▸ **WRITTEN EXERCISE**: Give only the number of lines in the records that include the string "Output".

▸ **RAW DATA**:
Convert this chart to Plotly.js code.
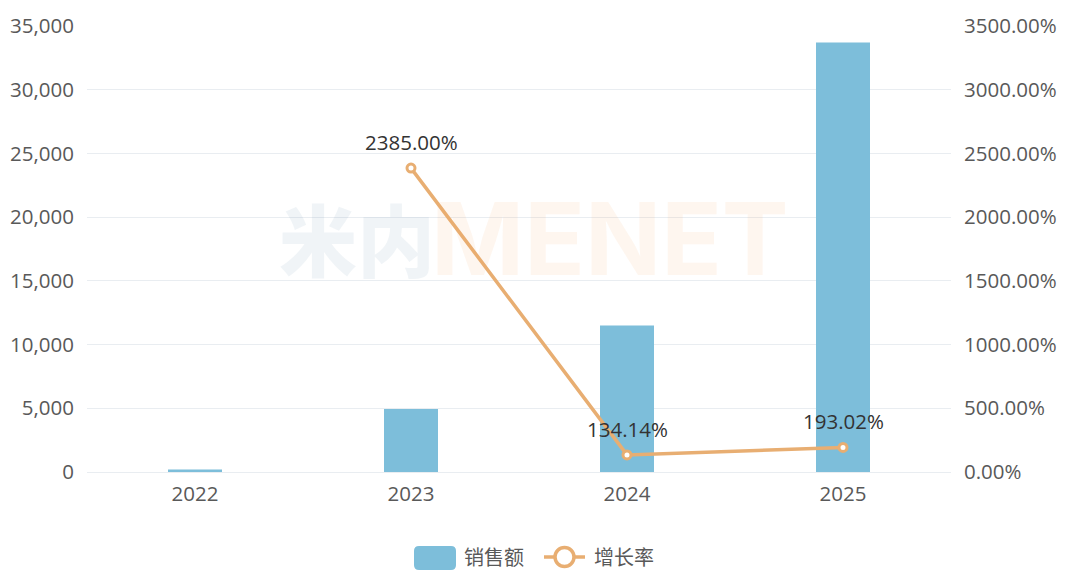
---
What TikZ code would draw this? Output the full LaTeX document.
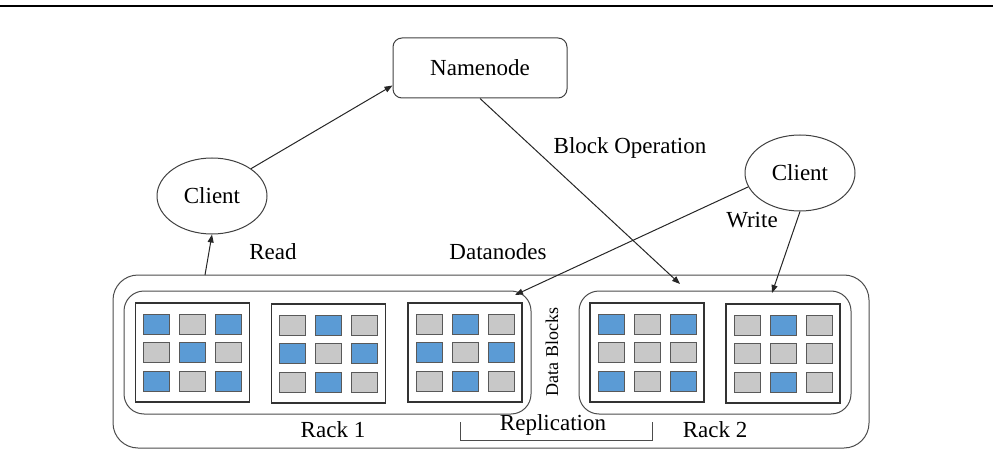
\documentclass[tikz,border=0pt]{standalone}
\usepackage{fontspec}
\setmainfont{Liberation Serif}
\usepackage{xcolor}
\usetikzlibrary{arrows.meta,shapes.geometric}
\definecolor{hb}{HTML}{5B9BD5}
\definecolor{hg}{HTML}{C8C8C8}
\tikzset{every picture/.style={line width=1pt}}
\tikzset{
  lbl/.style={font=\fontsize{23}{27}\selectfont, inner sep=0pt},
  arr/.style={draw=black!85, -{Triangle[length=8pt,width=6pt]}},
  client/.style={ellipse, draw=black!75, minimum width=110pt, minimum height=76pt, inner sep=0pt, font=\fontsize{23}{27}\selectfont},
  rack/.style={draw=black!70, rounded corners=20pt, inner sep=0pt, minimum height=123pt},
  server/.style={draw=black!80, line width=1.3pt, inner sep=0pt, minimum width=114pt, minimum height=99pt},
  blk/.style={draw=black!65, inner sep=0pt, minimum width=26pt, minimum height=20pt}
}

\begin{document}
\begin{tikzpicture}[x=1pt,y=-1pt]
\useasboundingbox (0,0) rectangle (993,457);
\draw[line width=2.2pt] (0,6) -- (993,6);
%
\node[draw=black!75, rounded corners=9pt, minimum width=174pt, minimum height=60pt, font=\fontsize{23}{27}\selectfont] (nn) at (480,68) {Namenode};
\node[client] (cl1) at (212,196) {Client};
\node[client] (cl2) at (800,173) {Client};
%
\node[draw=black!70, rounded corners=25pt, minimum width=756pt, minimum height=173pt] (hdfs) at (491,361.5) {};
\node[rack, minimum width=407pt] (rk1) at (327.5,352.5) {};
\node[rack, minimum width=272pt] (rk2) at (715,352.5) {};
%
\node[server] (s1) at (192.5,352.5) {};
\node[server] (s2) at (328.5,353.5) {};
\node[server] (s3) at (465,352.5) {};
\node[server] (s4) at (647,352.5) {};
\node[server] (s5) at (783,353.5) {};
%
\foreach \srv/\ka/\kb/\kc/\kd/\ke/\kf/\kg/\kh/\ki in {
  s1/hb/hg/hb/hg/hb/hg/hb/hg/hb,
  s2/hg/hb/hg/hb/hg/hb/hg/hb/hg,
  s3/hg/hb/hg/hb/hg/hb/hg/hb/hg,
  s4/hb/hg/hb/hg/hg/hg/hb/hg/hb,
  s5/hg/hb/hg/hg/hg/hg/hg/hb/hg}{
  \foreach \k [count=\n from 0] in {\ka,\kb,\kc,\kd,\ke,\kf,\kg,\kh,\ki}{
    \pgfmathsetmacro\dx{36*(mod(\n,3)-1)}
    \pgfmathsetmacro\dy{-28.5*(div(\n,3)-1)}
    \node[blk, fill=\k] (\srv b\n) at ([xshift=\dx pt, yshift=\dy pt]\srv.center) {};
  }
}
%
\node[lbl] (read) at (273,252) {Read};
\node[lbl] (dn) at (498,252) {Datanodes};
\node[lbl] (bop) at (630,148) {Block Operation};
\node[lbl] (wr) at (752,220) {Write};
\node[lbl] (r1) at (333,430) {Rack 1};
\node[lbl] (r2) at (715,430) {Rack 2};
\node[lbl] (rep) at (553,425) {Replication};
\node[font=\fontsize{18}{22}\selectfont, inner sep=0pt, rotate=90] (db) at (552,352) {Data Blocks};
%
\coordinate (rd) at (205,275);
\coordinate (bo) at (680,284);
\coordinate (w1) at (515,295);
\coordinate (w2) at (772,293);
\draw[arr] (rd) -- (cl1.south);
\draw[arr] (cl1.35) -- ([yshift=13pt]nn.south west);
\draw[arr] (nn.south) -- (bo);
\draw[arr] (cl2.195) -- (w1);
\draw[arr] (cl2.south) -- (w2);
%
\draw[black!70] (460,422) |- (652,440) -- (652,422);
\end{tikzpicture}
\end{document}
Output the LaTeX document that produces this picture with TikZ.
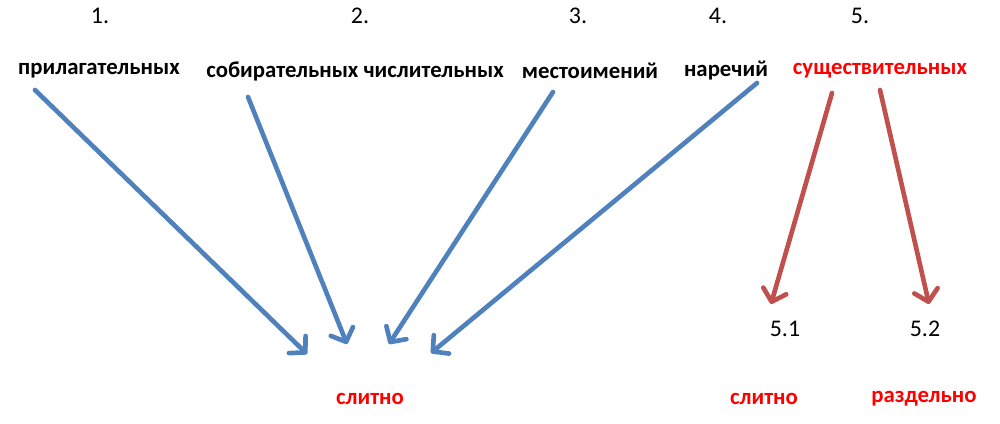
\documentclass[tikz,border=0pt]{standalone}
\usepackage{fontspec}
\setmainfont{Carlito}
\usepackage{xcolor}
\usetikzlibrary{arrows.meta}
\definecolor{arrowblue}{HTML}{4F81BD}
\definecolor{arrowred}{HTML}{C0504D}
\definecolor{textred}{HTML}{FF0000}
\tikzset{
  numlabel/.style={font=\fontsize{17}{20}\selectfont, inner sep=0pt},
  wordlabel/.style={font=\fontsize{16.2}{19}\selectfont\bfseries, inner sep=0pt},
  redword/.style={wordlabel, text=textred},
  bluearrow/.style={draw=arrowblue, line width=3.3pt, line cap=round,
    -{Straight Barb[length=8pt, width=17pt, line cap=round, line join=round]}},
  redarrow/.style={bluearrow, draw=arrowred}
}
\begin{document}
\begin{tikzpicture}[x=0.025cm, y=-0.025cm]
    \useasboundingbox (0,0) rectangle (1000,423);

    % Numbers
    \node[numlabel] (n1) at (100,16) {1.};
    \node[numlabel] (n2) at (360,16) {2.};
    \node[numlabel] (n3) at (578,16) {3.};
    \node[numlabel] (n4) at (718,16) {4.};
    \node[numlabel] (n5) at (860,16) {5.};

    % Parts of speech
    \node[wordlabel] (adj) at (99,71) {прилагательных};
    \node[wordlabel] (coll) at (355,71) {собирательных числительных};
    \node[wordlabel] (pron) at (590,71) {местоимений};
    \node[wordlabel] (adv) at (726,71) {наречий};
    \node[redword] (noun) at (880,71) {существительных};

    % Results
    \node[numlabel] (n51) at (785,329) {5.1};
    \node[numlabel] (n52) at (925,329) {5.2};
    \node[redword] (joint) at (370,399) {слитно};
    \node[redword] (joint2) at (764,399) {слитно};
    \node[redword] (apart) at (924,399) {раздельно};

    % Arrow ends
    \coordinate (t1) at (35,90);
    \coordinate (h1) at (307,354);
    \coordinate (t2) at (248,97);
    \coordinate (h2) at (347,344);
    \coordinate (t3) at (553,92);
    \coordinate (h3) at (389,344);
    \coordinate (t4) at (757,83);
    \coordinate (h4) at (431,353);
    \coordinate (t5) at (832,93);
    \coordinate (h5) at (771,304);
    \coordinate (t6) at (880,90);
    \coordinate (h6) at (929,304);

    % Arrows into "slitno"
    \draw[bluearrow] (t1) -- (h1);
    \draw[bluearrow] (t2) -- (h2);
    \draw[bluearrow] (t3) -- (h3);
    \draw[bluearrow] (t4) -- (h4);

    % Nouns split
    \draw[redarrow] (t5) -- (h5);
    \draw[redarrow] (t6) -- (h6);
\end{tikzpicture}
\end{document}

▸ **CORRECT RESULT**: 2